## Task to carry out
Look at the data below and print exactly the lines from its first line through the line with "ref_lines = [6, 12]"; the pictures stay out of the copy.

## Raw data

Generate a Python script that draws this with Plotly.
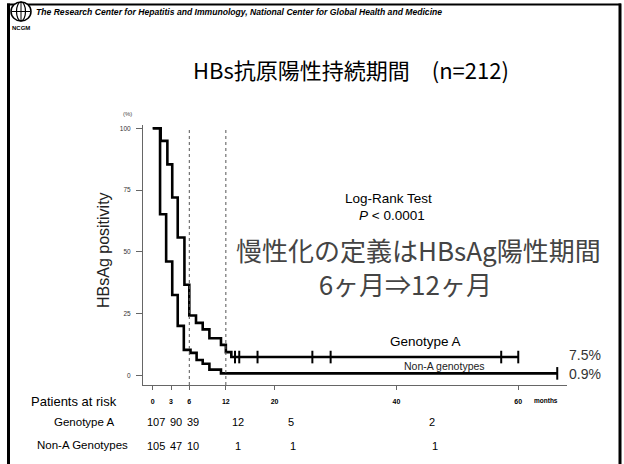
import plotly.graph_objects as go

# ---------------- data ----------------
genoA_time = [0, 1.3, 2.4, 3.2, 4.1, 5.2, 6.0, 7.1, 8.2, 9.3, 11.2, 12.0, 12.9, 60]
genoA_surv = [100, 94.9, 85.4, 72.0, 55.8, 36.7, 24.3, 21.3, 18.7, 15.1, 12.4, 9.5, 7.5, 7.5]
genoA_censor = [13.5, 14.2, 17.2, 26.2, 29.2, 57.2, 60]

nonA_time = [0, 1.2, 2.2, 3.2, 4.1, 5.1, 6.2, 7.2, 8.2, 9.3, 11.2, 66.4]
nonA_surv = [100, 65.2, 46.1, 32.6, 20.1, 10.4, 9.2, 6.3, 4.8, 2.4, 0.9, 0.9]
nonA_censor = [66.4]

x_ticks = [0, 3, 6, 12, 20, 40, 60]
y_ticks = [0, 25, 50, 75, 100]
ref_lines = [6, 12]

risk_A = [107, 90, 39, 12, 5, 2]
risk_nonA = [105, 47, 10, 1, 1, 1]

final_A = "7.5%"
final_nonA = "0.9%"

# ---------------- layout geometry (pixels) ----------------
W, H = 624, 464
L, R, T, B = 143, 567, 125, 385

def px(x):
    return (x - L) / (R - L)

def py(y):
    return (B - y) / (B - T)

LAT = "Liberation Sans, Arial, sans-serif"
CJK = "Noto Sans CJK JP, Noto Sans CJK SC, sans-serif"

fig = go.Figure()

fig.add_trace(go.Scatter(x=genoA_time, y=genoA_surv, mode="lines", line_shape="hv",
                         line=dict(color="black", width=2.6), showlegend=False, hoverinfo="skip"))
fig.add_trace(go.Scatter(x=nonA_time, y=nonA_surv, mode="lines", line_shape="hv",
                         line=dict(color="black", width=2.6), showlegend=False, hoverinfo="skip"))
fig.add_trace(go.Scatter(x=genoA_censor, y=[genoA_surv[-1]] * len(genoA_censor), mode="markers",
                         marker=dict(symbol="line-ns", size=9, line=dict(color="black", width=2)),
                         showlegend=False, hoverinfo="skip"))
fig.add_trace(go.Scatter(x=nonA_censor, y=[nonA_surv[-1]] * len(nonA_censor), mode="markers",
                         marker=dict(symbol="line-ns", size=9, line=dict(color="black", width=2)),
                         showlegend=False, hoverinfo="skip"))

shapes = []
for xv in ref_lines:
    shapes.append(dict(type="line", xref="x", yref="y", x0=xv, x1=xv, y0=-3.8, y1=100,
                       line=dict(color="#555", width=1, dash="dot")))

# slide frame (filled bars)
def frame_bar(x0, y0, x1, y1):
    shapes.append(dict(type="rect", xref="paper", yref="paper", x0=px(x0), x1=px(x1), y0=py(y0), y1=py(y1),
                       line=dict(width=0), fillcolor="black", layer="above"))

frame_bar(7, 3.5, 621, 5.5)
frame_bar(7, 3.5, 10, 464)
frame_bar(618.5, 3.5, 621.5, 464)

# logo globe
shapes.append(dict(type="circle", xref="paper", yref="paper", x0=px(11), x1=px(31), y0=py(21), y1=py(2),
                   line=dict(color="black", width=1.5), fillcolor="white", layer="above"))
shapes.append(dict(type="circle", xref="paper", yref="paper", x0=px(16.5), x1=px(25.5), y0=py(21), y1=py(2),
                   line=dict(color="black", width=1.2), fillcolor="rgba(0,0,0,0)", layer="above"))
shapes.append(dict(type="line", xref="paper", yref="paper", x0=px(21), x1=px(21), y0=py(21), y1=py(2),
                   line=dict(color="black", width=1), layer="above"))
shapes.append(dict(type="line", xref="paper", yref="paper", x0=px(11.5), x1=px(30.5), y0=py(11.5), y1=py(11.5),
                   line=dict(color="black", width=1), layer="above"))

ann = []

def A(text, x, y, size, color="black", family=LAT, xanchor="center", yanchor="middle", **kw):
    ann.append(dict(text=text, x=px(x), y=py(y), xref="paper", yref="paper", showarrow=False,
                    font=dict(size=size, color=color, family=family), xanchor=xanchor, yanchor=yanchor, **kw))

A("<b><i>The Research Center for Hepatitis and Immunology, National Center for Global Health and Medicine</i></b>",
  34, 12, 8.6, xanchor="left")
A("<b>NCGM</b>", 21, 28, 6)
A("HBs抗原陽性持続期間　(n=212)", 351, 69, 22, family=CJK)
A("(%)", 127, 114, 6, color="#444")
A("HBsAg positivity", 103, 250, 16, color="#222", textangle=-90)
A("Log-Rank Test", 388, 198, 13.5)
A("<i>P</i> < 0.0001", 392, 215, 13.5)
A("慢性化の定義はHBsAg陽性期間<br>6ヶ月⇒12ヶ月\u3000", 418, 266, 26, color="#444", family=CJK, align="center")
A("Genotype A", 425, 341, 13.5)
A("Non-A genotypes", 444, 366, 10.5, color="#222")
A(final_A, 585, 355, 14, color="#333")
A(final_nonA, 585, 374, 14, color="#333")
A("<b>months</b>", 546, 400, 6.5)
A("Patients at risk", 74, 401, 13)
A("Genotype A", 84, 422, 11.5)
A("Non-A Genotypes", 82, 445, 11.5)

risk_px = [156, 176, 193, 238, 291, 432]
risk_px_nonA = [156, 176, 193, 238, 293, 435]
for v, xp in zip(risk_A, risk_px):
    A(str(v), xp, 422, 11)
for v, xp in zip(risk_nonA, risk_px_nonA):
    A(str(v), xp, 446, 11)

fig.update_layout(
    width=W, height=H,
    margin=dict(l=L, r=W - R, t=T, b=H - B, autoexpand=False),
    paper_bgcolor="white", plot_bgcolor="white",
    showlegend=False,
    shapes=shapes, annotations=ann,
    xaxis=dict(range=[-1.6, 68], tickvals=x_ticks, ticktext=[f"<b>{t}</b>" for t in x_ticks],
               showgrid=False, zeroline=False, showline=True, linecolor="#666", linewidth=1,
               ticks="outside", ticklen=4, tickcolor="#666", ticklabelstandoff=6,
               tickfont=dict(size=7, family=LAT, color="black")),
    yaxis=dict(range=[-3.8, 101.3], tickvals=y_ticks, showgrid=False, zeroline=False,
               showline=True, linecolor="#666", linewidth=1, ticks="outside", ticklen=6,
               tickcolor="#666", tickfont=dict(size=6.5, family=LAT, color="#333"), ticklabelstandoff=4),
)

fig.write_html("out.html", config={"displayModeBar": False},
               post_script="document.body.style.margin='0px';document.body.style.overflow='hidden';")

## Finished exercise
Generate a Python script that draws this with Plotly.
import plotly.graph_objects as go

# ---------------- data ----------------
genoA_time = [0, 1.3, 2.4, 3.2, 4.1, 5.2, 6.0, 7.1, 8.2, 9.3, 11.2, 12.0, 12.9, 60]
genoA_surv = [100, 94.9, 85.4, 72.0, 55.8, 36.7, 24.3, 21.3, 18.7, 15.1, 12.4, 9.5, 7.5, 7.5]
genoA_censor = [13.5, 14.2, 17.2, 26.2, 29.2, 57.2, 60]

nonA_time = [0, 1.2, 2.2, 3.2, 4.1, 5.1, 6.2, 7.2, 8.2, 9.3, 11.2, 66.4]
nonA_surv = [100, 65.2, 46.1, 32.6, 20.1, 10.4, 9.2, 6.3, 4.8, 2.4, 0.9, 0.9]
nonA_censor = [66.4]

x_ticks = [0, 3, 6, 12, 20, 40, 60]
y_ticks = [0, 25, 50, 75, 100]
ref_lines = [6, 12]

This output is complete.